Yes, costs of living are important considerations. However, income 
statements and balance sheets are two different, and interacting, points 
of view. Each needs to be considered with both economic as well as 
ethical lenses.

> We should reduce taxes on the wealthy if the price of these needed 
> goods and services is less than 60% of family income, and raise their 
> taxes for entitlement programs when it goes above 75%  to subsidize 
> the loss in quality of life. There would be a strong motive for 
> businesses to keep the cost of living affordable while getting rich.
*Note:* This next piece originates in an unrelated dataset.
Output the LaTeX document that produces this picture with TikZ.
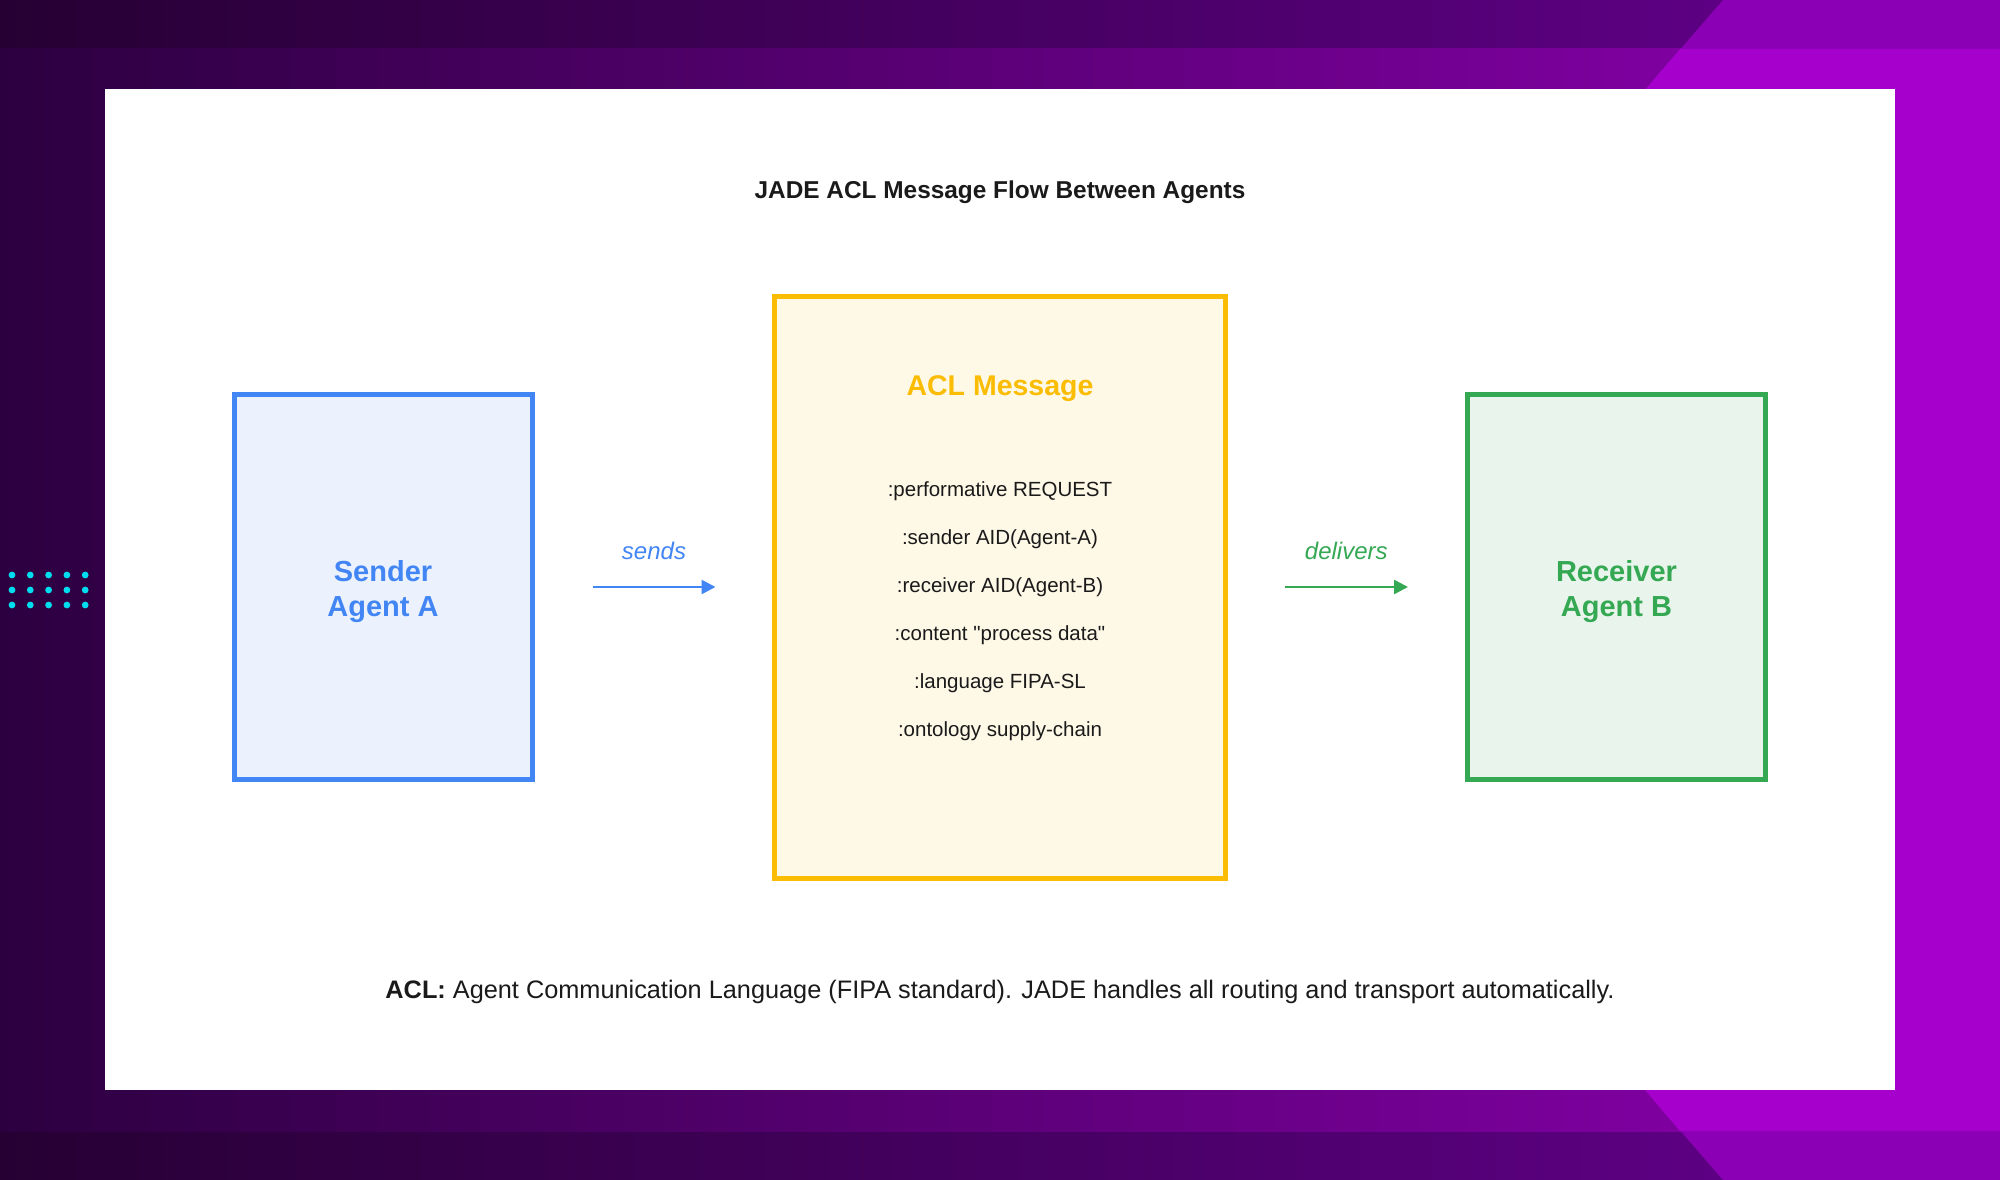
\documentclass[tikz,border=0pt]{standalone}
\usepackage{fontspec}
\setmainfont{Liberation Sans}[Ligatures=TeXOff]
\usetikzlibrary{arrows.meta}
\definecolor{bgdark}{HTML}{260033}
\definecolor{bgmid}{HTML}{660090}
\definecolor{banddark}{HTML}{2C0040}
\definecolor{bandmid}{HTML}{8E00B2}
\definecolor{bgright}{HTML}{8B00B5}
\definecolor{bandright}{HTML}{A600CC}
\definecolor{dotcyan}{HTML}{00DDEE}
\definecolor{agentblue}{HTML}{4285F4}
\definecolor{senderfill}{HTML}{EBF2FE}
\definecolor{msgyellow}{HTML}{FBBC04}
\definecolor{msgfill}{HTML}{FEF8E6}
\definecolor{agentgreen}{HTML}{34A853}
\definecolor{recvfill}{HTML}{E9F5EC}
\definecolor{inkdark}{HTML}{1A1A1A}
\begin{document}
\begin{tikzpicture}[x=1pt, y=-1pt,
  agent/.style={draw, line width=5pt, minimum width=298pt, minimum height=385pt},
  agentname/.style={align=center, font=\bfseries\fontsize{29}{35}\selectfont},
  field/.style={text=inkdark, font=\fontsize{20.5}{24}\selectfont},
  flow/.style={line width=2.5pt, -{Triangle[length=14pt,width=14pt]}},
  verb/.style={font=\itshape\fontsize{24}{28}\selectfont}]
\useasboundingbox (0,0) rectangle (2000,1180);

% backdrop
\shade[left color=bgdark, right color=bgmid] (0,0) rectangle (2000,1180);
\shade[left color=banddark, right color=bandmid] (0,49) rectangle (2000,1131);
\fill[bgright] (1723,0) -- (1645,90) -- (1645,1090) -- (1723,1180) -- (2000,1180) -- (2000,0) -- cycle;
\fill[bandright] (1680,49) -- (1645,90) -- (1645,1090) -- (1680,1131) -- (2000,1131) -- (2000,49) -- cycle;
\fill[white] (105,89) rectangle (1895,1090);
\foreach \i in {0,...,4}
  \foreach \j in {0,...,2}
    \fill[dotcyan] ({12+18.3*\i},{575+15*\j}) circle (3.4);

\node[text=inkdark, font=\bfseries\fontsize{24.4}{28}\selectfont] (title) at (1000,192) {JADE ACL Message Flow Between Agents};

\node[agent, draw=agentblue, fill=senderfill] (sender) at (383,587) {};
\node[agentname, text=agentblue] (sendername) at ([yshift=-5pt]sender.center) {Sender\\Agent A};
\node[draw=msgyellow, fill=msgfill, line width=5pt, minimum width=451pt, minimum height=582pt] (msg) at (999.5,587) {};
\node[agent, draw=agentgreen, fill=recvfill] (receiver) at (1616.5,587) {};
\node[agentname, text=agentgreen] (receivername) at ([yshift=-5pt]receiver.center) {Receiver\\Agent B};

\node[text=msgyellow, font=\bfseries\fontsize{28.5}{34}\selectfont] (msgtitle) at (1000,389) {ACL Message};
\foreach \f [count=\k] in {{:performative REQUEST},{:sender AID(Agent-A)},{:receiver AID(Agent-B)},{:content "process data"},{:language FIPA-SL},{:ontology supply-chain}}
  \node[field] (field\k) at (1000,{491+48*(\k-1)}) {\f};

\draw[flow, agentblue] ([xshift=58pt]sender.east) -- ([xshift=-56pt]msg.west) node[verb, midway, yshift=36pt] (sends) {sends};
\draw[flow, agentgreen] ([xshift=57pt]msg.east) -- ([xshift=-57pt]receiver.west) node[verb, midway, yshift=36pt] (delivers) {delivers};

\node[text=inkdark, font=\fontsize{25.3}{30}\selectfont] (note) at (1000,992) {\textbf{ACL:} Agent Communication Language (FIPA standard). JADE handles all routing and transport automatically.};
\end{tikzpicture}
\end{document}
Your economics is confused. Businesses have some, but not overwhelmingly 
controlling, incentives to "keep the cost of living affordable" in the 
face of market competition. Generally, it is the business of business to 
earn money, to satisfy stockholders and other stakeholders. Businesses 
don't control the macro-economy, they are only the formative basis of it.

It is the business of consumers, of citizens, and of governments to 
provide assistance and guidance to businesses for their benefit, and for 
the benefit of the societies that allow the businesses to exist and to 
operate. Society generally should not concede control over our economic 
lives to unelected, and often unaccountable, in the markets or 
otherwise, managers, officers, and directors of private capitalist 
corporations.

Governments have many uses, and they are even more useful if they are 
controlled by the people whose sovereignty created them and allows them 
to exist. When Benjamin Franklin told a woman at the Constitutional 
Convention that they had given "a Republic, if you can keep it," that 
idea certainly encompasses keeping control of its commerce and fiscal 
affairs in the interests of all of the parties involved.